After waiting without a response from President Muhammadu Buhari, to either announce his replacement or reappointment, the Registrar of the Joint Admissions and Matriculation Board (JAMB), Alhaji Is-haq Oloyede, on Monday handed over to the agency’s director of information technology services, Mr. Fabian Okoro.
First News reliably gathered that some person’s in the Board recently filed some graft-related petition to the Presidency, which may have informed the delay in deciding whether or not to respond the JAMB boss.
Oloyede, however, has been reported for diligent remiting of huge sums in the region of N5bn to the federal government purse, which on an occasion attracted commendation from a serving finance minister.
Okoro, who is now to act as Registrar, joined the JAMB in 1993 as a programmer and was appointed a deputy director in 2018, and is said to be the most senior director in the establishment.
Other directors, including those of quality assurance department, and test development department, Mabel Egberaku and David Akanbi respectively, who also joined the agency in 1993, were reportedly appointed directors after Okoro.
But the JAMB’s director of test administration, Yusuf Lawal, who was employed by the agency in 1989, and is senior to Mr Okoro in ranking, is currently away out of the examination body for training.
The former registrar’s decision to hand over to Okoro might have been informed by a directive of the ministry of education that all the concerned chief executives should hand over to the most senior directors in their agencies.
Oloyede, who was appointed as the Registrar of JAMB on August 1, 2016, and inaugurated a day after, replaced a professor of measurement, Dibu Ojerinde, who is currently arraigned on corruption charges.
Oloyede, who completed his five-year term of office at the weekend, has been praised by many for reportedly turning around the examination body, especially in the areas of financial discipline, accountability and war against examination malpractices.

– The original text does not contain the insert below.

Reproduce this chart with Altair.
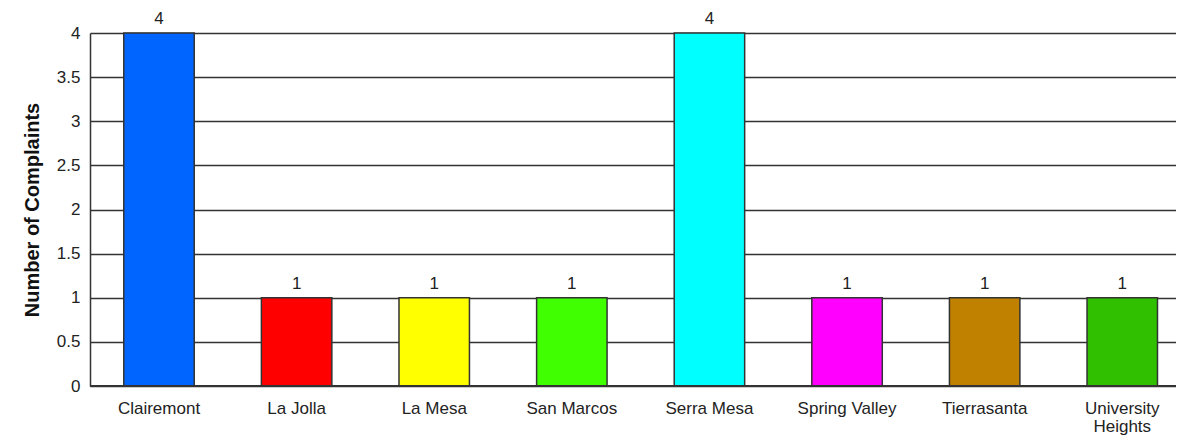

A 1992 graduate of Computer Science at the Federal University of Technology Akure (FUTA), Okoro holds a Master of Science in Computer Science with option of internet computing from the University of Bedfordshire, United Kingdom in 2007.
After working for JAMB as a programmer for three years, the new acting registrar was promoted as a senior programme in 1996 and became a chief system analyst in 2002 and an assistant director in 2006.
He is said to have contributed significantly to the reform in the information technology unit of the examination body having received nudge and support from Oloyede who reportedly brought new innovations to the body’s operations since his appointment five years ago.